Elsa I. Martinez (argued), Law Offices of Elsa Martinez PLC, Culver City, California, for Petitioner.

Sarah Stevens Wilson (argued), Assistant United States Attorney, United States Attorney’s Office, Birmingham, Alabama; Eric R. Quick, Trial Attorney; Paul Fiorino, Senior Litigation Counsel; Office of Immigration Litigation, Civil Division, United States Department of Justice, Washington, D.C.; for Respondent. BALERIO RUBALCABA V. GARLAND 5

OPINION

MURGUIA, Circuit Judge:

This case requires us to examine the “departure bar” provision in 8 C.F.R. § 1003.23(b)(1) in the context of sua sponte reopening. Title 8 C.F.R. § 1003.23 governs the reopening of immigration proceedings before an immigration judge (“IJ”). Section 1003.23(b)(1) allows the IJ to reopen a case on his or her own motion—what is known as sua sponte reopening—or pursuant to a motion to reopen filed by either party. 8 C.F.R. § 1003.23(b)(1).

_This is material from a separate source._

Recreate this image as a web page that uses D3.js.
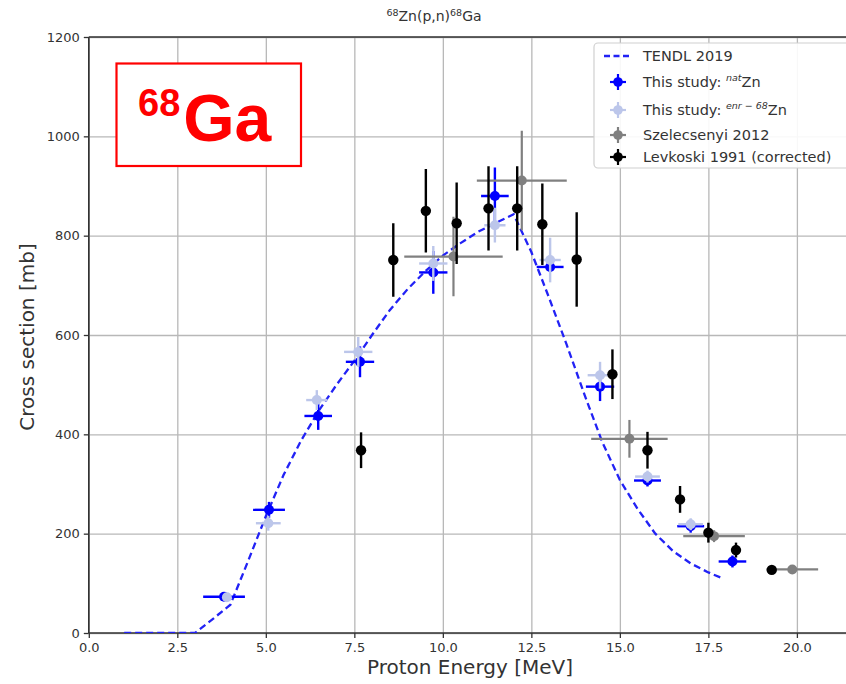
<!DOCTYPE html>
<html>
<head>
<meta charset="utf-8">
<script src="https://cdn.jsdelivr.net/npm/d3@7"></script>
<style>
  html, body { margin: 0; padding: 0; background: #fff; }
  svg { display: block; }
  text { font-family: "DejaVu Sans", sans-serif; }
</style>
</head>
<body>
<svg id="chart" width="846" height="684"></svg>
<script>
// ---------- data ----------
const tendlE  = [1, 1.5, 2, 2.5, 3, 3.5, 4, 4.5, 5, 5.5, 6, 6.5, 7, 7.5, 8, 8.5, 9, 9.5, 10, 10.5, 11, 11.5, 12, 12.5, 13, 13.5, 14, 14.5, 15, 15.5, 16, 16.5, 17, 17.5, 17.9];
const tendlXS = [0, 0, 0, 0, 0, 28, 57, 145, 235, 318, 388, 448, 500, 548, 600, 650, 692, 728, 760, 785, 808, 826, 843, 767, 675, 580, 480, 385, 308, 250, 200, 165, 140, 122, 110];

const natE   = [3.82, 5.09, 6.48, 7.66, 9.73, 11.47, 13.03, 14.44, 15.78, 17.0, 18.18];
const natXS  = [73, 248, 437, 546, 726, 880, 737, 496, 307, 215, 144];
const natDE  = [0.59, 0.45, 0.39, 0.4, 0.4, 0.39, 0.38, 0.4, 0.38, 0.38, 0.39];
const natDXS = [5, 16, 28, 31, 43, 57, 10, 29, 12, 13, 12];

const enrE   = [3.9, 5.07, 6.44, 7.61, 9.73, 11.47, 13.03, 14.44, 15.78, 17.0];
const enrXS  = [72, 221, 469, 566, 744, 821, 751, 519, 315, 219];
const enrDE  = [0.1, 0.35, 0.3, 0.4, 0.4, 0.3, 0.3, 0.35, 0.35, 0.35];
const enrDXS = [5, 15, 20, 30, 35, 35, 45, 27, 12, 12];

const szelE   = [10.3, 12.23, 15.27, 17.66, 19.87];
const szelXS  = [758, 911, 391, 195, 128];
const szelDE  = [1.39, 1.27, 1.08, 0.87, 0.73];
const szelDXS = [80, 100, 38, 12, 8];

const levE   = [7.69, 8.6, 9.52, 10.39, 11.29, 12.1, 12.81, 13.78, 14.79, 15.78, 16.7, 17.5, 18.28, 19.29];
const levXS  = [368, 751, 850, 825, 855, 855, 823, 752, 521, 368, 269, 202, 167, 127];
const levDXS = [36, 74, 84, 82, 85, 85, 82, 95, 50, 37, 27, 20, 15, 8];

const xTicks = [0, 2.5, 5, 7.5, 10, 12.5, 15, 17.5, 20];
const yTicks = [0, 200, 400, 600, 800, 1000, 1200];

const titleText  = ["68", "Zn(p,n)", "68", "Ga"];
const xLabelText = "Proton Energy [MeV]";
const yLabelText = "Cross section [mb]";
const legendLabels = ["TENDL 2019", "This study: ", "This study: ", "Szelecsenyi 2012", "Levkoski 1991 (corrected)"];

// ---------- layout ----------
const svg = d3.select("#chart");
const pLeft = 88.8, pTop = 37, pBottom = 633, pRight = 850;
const x = d3.scaleLinear().domain([0, 21.5]).range([pLeft, pRight]);
const y = d3.scaleLinear().domain([0, 1200]).range([pBottom, pTop]);

const colNat = "#0000ff", colEnr = "#bcc6ea", colSzel = "#808080", colLev = "#000000", colTendl = "#2222f5";

svg.append("defs").append("clipPath").attr("id", "plotclip")
  .append("rect").attr("x", pLeft).attr("y", pTop).attr("width", pRight - pLeft).attr("height", pBottom - pTop);

// grid
const gx = svg.append("g")
  .attr("transform", `translate(0,${pBottom})`)
  .call(d3.axisBottom(x).tickValues(xTicks).tickSize(-(pBottom - pTop)).tickFormat(""));
gx.selectAll("line").attr("stroke", "#b8b8b8").attr("stroke-width", 1.3);
gx.select(".domain").remove();
const gy = svg.append("g")
  .attr("transform", `translate(${pLeft},0)`)
  .call(d3.axisLeft(y).tickValues(yTicks).tickSize(-(pRight - pLeft)).tickFormat(""));
gy.selectAll("line").attr("stroke", "#b8b8b8").attr("stroke-width", 1.3);
gy.select(".domain").remove();

// axes with ticks and labels
const ax = svg.append("g")
  .attr("transform", `translate(0,${pBottom})`)
  .call(d3.axisBottom(x).tickValues(xTicks).tickSize(5).tickPadding(5).tickFormat(d3.format(".1f")));
ax.select(".domain").remove();
ax.selectAll("line").attr("stroke", "#333").attr("stroke-width", 1.3);
ax.selectAll("text").attr("fill", "#333").style("font-size", "13px").style("font-family", "DejaVu Sans");

const ay = svg.append("g")
  .attr("transform", `translate(${pLeft},0)`)
  .call(d3.axisLeft(y).tickValues(yTicks).tickSize(5).tickPadding(4).tickFormat(d3.format("d")));
ay.select(".domain").remove();
ay.selectAll("line").attr("stroke", "#333").attr("stroke-width", 1.3);
ay.selectAll("text").attr("fill", "#333").style("font-size", "13px").style("font-family", "DejaVu Sans");

// spines
svg.append("line").attr("x1", pLeft).attr("x2", pLeft).attr("y1", pTop).attr("y2", pBottom).attr("stroke", "#333").attr("stroke-width", 1.6);
svg.append("line").attr("x1", pLeft).attr("x2", pRight).attr("y1", pBottom).attr("y2", pBottom).attr("stroke", "#333").attr("stroke-width", 1.6);
svg.append("line").attr("x1", pLeft).attr("x2", pRight).attr("y1", pTop).attr("y2", pTop).attr("stroke", "#333").attr("stroke-width", 1.6);

// plot layer
const plot = svg.append("g").attr("clip-path", "url(#plotclip)");

// TENDL line
const tendl = tendlE.map((e, i) => [e, tendlXS[i]]);
plot.append("path").datum(tendl)
  .attr("d", d3.line().x(d => x(d[0])).y(d => y(d[1])))
  .attr("fill", "none").attr("stroke", colTendl).attr("stroke-width", 2.3).attr("stroke-dasharray", "7,4");

function errSeries(E, XS, DE, DXS, color, lw, r) {
  const g = plot.append("g");
  E.forEach((e, i) => {
    if (DE) {
      g.append("line").attr("x1", x(e - DE[i])).attr("x2", x(e + DE[i])).attr("y1", y(XS[i])).attr("y2", y(XS[i]))
        .attr("stroke", color).attr("stroke-width", lw);
    }
    if (DXS) {
      g.append("line").attr("x1", x(e)).attr("x2", x(e)).attr("y1", y(XS[i] - DXS[i])).attr("y2", y(XS[i] + DXS[i]))
        .attr("stroke", color).attr("stroke-width", lw);
    }
  });
  g.selectAll("circle").data(E).join("circle")
    .attr("cx", d => x(d)).attr("cy", (d, i) => y(XS[i])).attr("r", r).attr("fill", color);
}

errSeries(natE, natXS, natDE, natDXS, colNat, 2.4, 5);
errSeries(enrE, enrXS, enrDE, enrDXS, colEnr, 2.4, 5);
errSeries(szelE, szelXS, szelDE, szelDXS, colSzel, 2.2, 5);
errSeries(levE, levXS, null, levDXS, colLev, 2.4, 5.2);

// title
const title = svg.append("text").attr("x", 434).attr("y", 21).attr("text-anchor", "middle")
  .attr("fill", "#333").style("font-size", "14px");
title.append("tspan").text(titleText[0]).style("font-size", "9.5px").attr("dy", -5);
title.append("tspan").text(titleText[1]).attr("dy", 5);
title.append("tspan").text(titleText[2]).style("font-size", "9.5px").attr("dy", -5);
title.append("tspan").text(titleText[3]).attr("dy", 5);

// axis labels
svg.append("text").attr("x", 470).attr("y", 674).attr("text-anchor", "middle")
  .attr("fill", "#333").style("font-size", "20px").text(xLabelText);
svg.append("text").attr("transform", "translate(34,337) rotate(-90)").attr("text-anchor", "middle")
  .attr("fill", "#333").style("font-size", "20px").text(yLabelText);

// legend
const lg = svg.append("g");
lg.append("rect").attr("x", 594).attr("y", 43).attr("width", 262).attr("height", 125).attr("rx", 4)
  .attr("fill", "#fff").attr("fill-opacity", 0.9).attr("stroke", "#d0d0d0").attr("stroke-width", 1.2);
const legY = [56, 82, 110, 135, 157];
const hx = 618;
lg.append("line").attr("x1", 604).attr("x2", 632).attr("y1", legY[0]).attr("y2", legY[0])
  .attr("stroke", colTendl).attr("stroke-width", 2.3).attr("stroke-dasharray", "6,3.5");
const legCols = [colNat, colEnr, colSzel, colLev];
legCols.forEach((c, i) => {
  const yy = legY[i + 1];
  lg.append("line").attr("x1", hx - 8).attr("x2", hx + 8).attr("y1", yy).attr("y2", yy).attr("stroke", c).attr("stroke-width", 2.2);
  lg.append("line").attr("x1", hx).attr("x2", hx).attr("y1", yy - 8).attr("y2", yy + 8).attr("stroke", c).attr("stroke-width", 2.2);
  lg.append("circle").attr("cx", hx).attr("cy", yy).attr("r", 4.8).attr("fill", c);
});
const lt = (i) => lg.append("text").attr("x", 643).attr("y", legY[i] + 5).attr("fill", "#333").style("font-size", "14.5px");
lt(0).text(legendLabels[0]);
const t1 = lt(1); t1.append("tspan").text(legendLabels[1]);
t1.append("tspan").text("nat").style("font-size", "9.5px").style("font-style", "italic").attr("dy", -6);
t1.append("tspan").text("Zn").attr("dy", 6);
const t2 = lt(2); t2.append("tspan").text(legendLabels[2]);
t2.append("tspan").text("enr − 68").style("font-size", "9.5px").style("font-style", "italic").attr("dy", -6);
t2.append("tspan").text("Zn").attr("dy", 6);
lt(3).text(legendLabels[3]);
lt(4).text(legendLabels[4]);

// red annotation box
const rb = svg.append("g");
rb.append("rect").attr("x", 116.5).attr("y", 63.5).attr("width", 184.5).attr("height", 102.5)
  .attr("fill", "#fff").attr("stroke", "#ff0000").attr("stroke-width", 2.2);
const rt = rb.append("text").attr("x", 138).attr("y", 140.5).attr("fill", "#ff0000")
  .style("font-family", "'Liberation Sans', Arial, sans-serif").style("font-weight", "bold");
rt.append("tspan").text("68").style("font-size", "38px").attr("dy", -25);
rt.append("tspan").text("Ga").style("font-size", "66px").attr("dy", 25).attr("dx", 3);
</script>
</body>
</html>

Motions to reopen are subject to various procedural limits. See id. § 1003.23(b)(1), (3). As relevant here, 8 C.F.R. § 1003.23(b)(1) provides: “A motion to reopen or to reconsider shall not be made by or on behalf of a person who is the subject of removal, deportation, or exclusion proceedings subsequent to his or her departure from the United States.” This provision, which the agency has interpreted to prevent a noncitizen who has departed the United States from reopening his or her removal proceedings, is known as the “departure bar.” See Toor v. Lynch, 789 F.3d 1055, 1057 (9th Cir. 2015).

Petitioner Filiberto Ruvalcaba, also known as Jaime Balerio Rubalcaba, 1 was placed in exclusion proceedings before an IJ and removed from the country more than twenty years ago.